Biden’s decided U-turn away from maximum pressure on the regime to a posture of maximum accommodation has been accompanied by silence about the regime’s escalation of its war against its own people, and anyone else who is unfortunate enough to fall within its reach. Biden’s policy of appeasement has been accompanied by large increases in the number of executions and deaths in custody of political prisoners, the taking of foreign hostages for ransom, and threats to kill dual nationals like Swedish Iranian researcher Ahmadreza Djalali. The new administration has, in effect, taken every opportunity to demonstrate to Iran’s thuggish theocracy that it will give in, even signaling that the regime’s holding of American hostages will not be an impediment to negotiations on the nuclear program.
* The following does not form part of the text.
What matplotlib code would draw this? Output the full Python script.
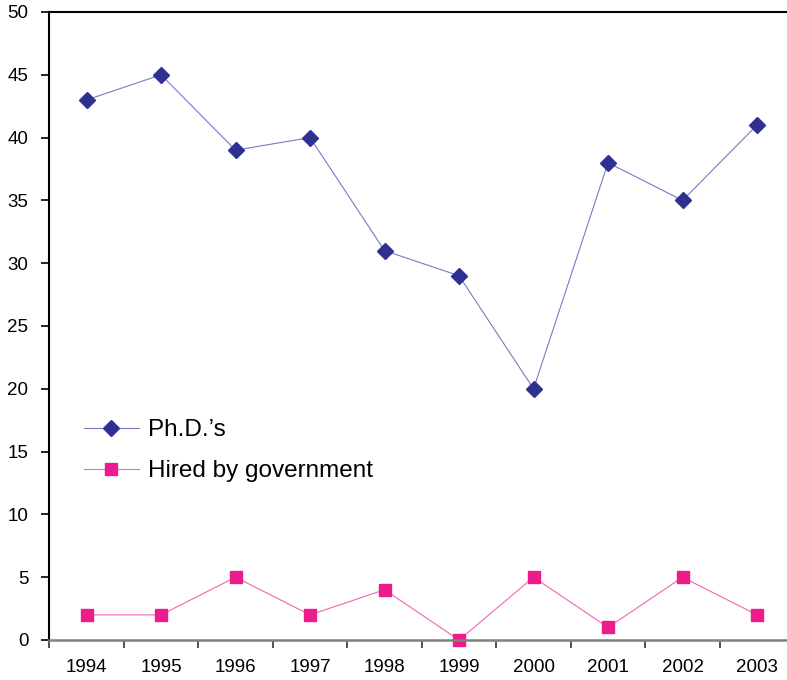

The results of this policy of accommodation are clear. Khamenei has not hesitated to respond by intensifying belligerence by the Islamic Republic’s proxies, who shell American troops in Iraq. America’s other leading adversaries, particularly China and Russia, are also taking note; they do not expect to be confronted for their aggressions and can more easily plot to fill the vacuum left by the United States in the Middle East.
Repeating the recent tragic mistake of Obama’s Iran policy is not simply a foolish replay of the past. It is especially egregious because of the recent, momentous gains made toward a transformation of the region toward modern, rational friendship and cooperation between Arabs and Israelis. It is as if the new administration is closing its eyes to the realities of the region and to American security interests to instead pursue a policy whose symbolism is in fact its purpose. By using “foreign policy” to convey an ideological worldview to a U.S. domestic audience, 80 million Iranians are being treated as props by U.S. policymakers who pose as “progressives” while openly displaying their lack of interest in our common human fate.